Paul also invites us to pray that the Spirit will equip our fellow Christians to “fearlessly make known the mystery of the gospel.” We pray for each other as well as our own sharing of the best news the world will ever hear. Jesus’ friends pray that neither human weakness nor others’ opposition will hinder the proclamation of the gospel that our world is dying to hear.

On top of all that, Paul’s request for others’ prayers for him while he’s imprisoned reminds Christians of another set of Christians for whom he at least implies we should pray: those who are in prison. While Christians may not be in prison because of their faith, they are still with us, by God’s amazing grace, “the saints” who are ambassadors of the gospel. So we pray that God will also give God’s image-bearers who are in prison the means to proclaim the mysteries of the gospel courageously and persistently, both by what they say and do.

*I have here and elsewhere added in brackets the Greek words for the English words the NIV translation uses.

Illustration

Sometimes speaking about the implications of the mystery of the gospel requires more wisdom than fearlessness. Nearly ten years ago Tova Friedman spoke at what’s now Calvin University about her experiences in Auschwitz during the Holocaust. During the question and answer period that followed, someone stood, gave a long introduction about his love for his country, and then asked Ms.
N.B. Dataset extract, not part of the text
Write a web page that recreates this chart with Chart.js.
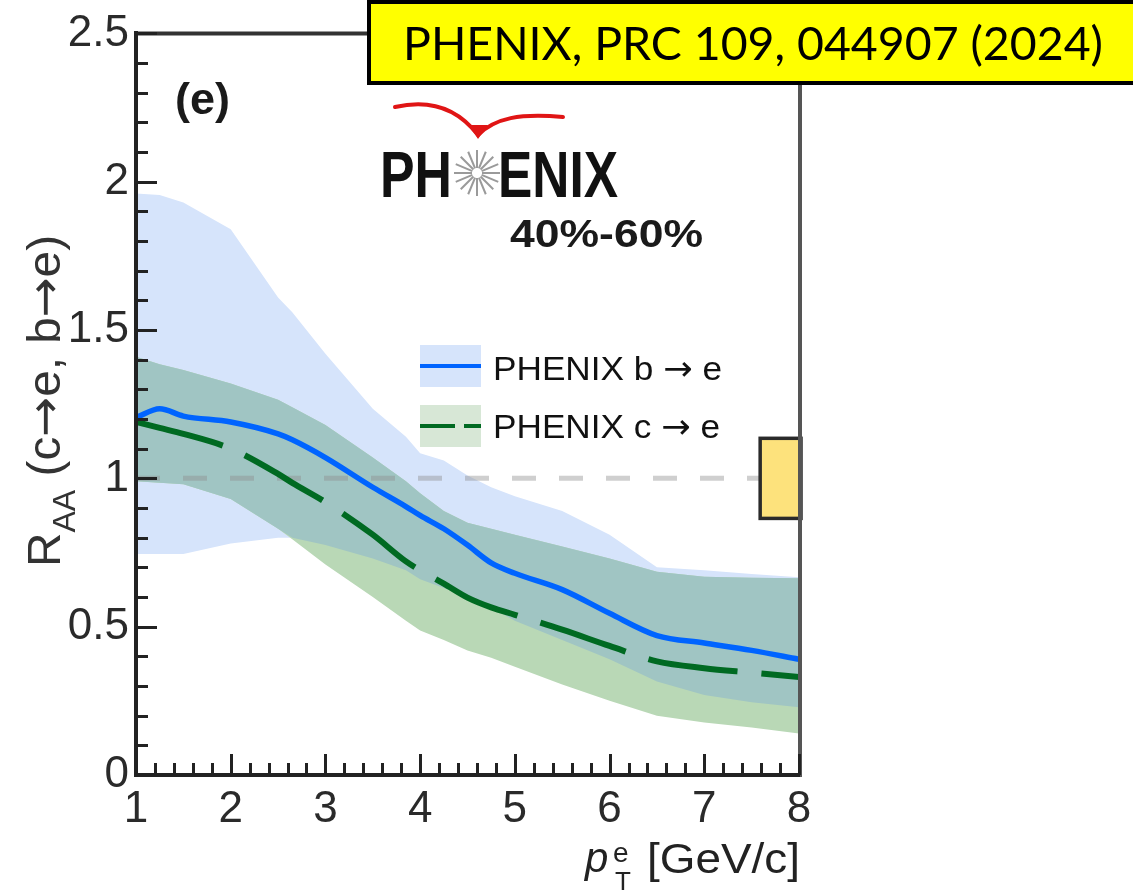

Friedman about the American destruction of millions of babies via abortion.

In his “‘The Twelve’ Blog” of January 20, 2015 entitled, Prophetic or Poor Taste?, my colleague Scott Hoezee reflected on this Christian’s opening of his mouth: “I guess that despite whatever sympathies I may have for the man’s overall concerns, standing up to a heroic figure like Tova Friedman to wave a finger that basically said, ‘Well, OK, you went through a bad time but what about THIS other thing’ was just a bad thing to do.”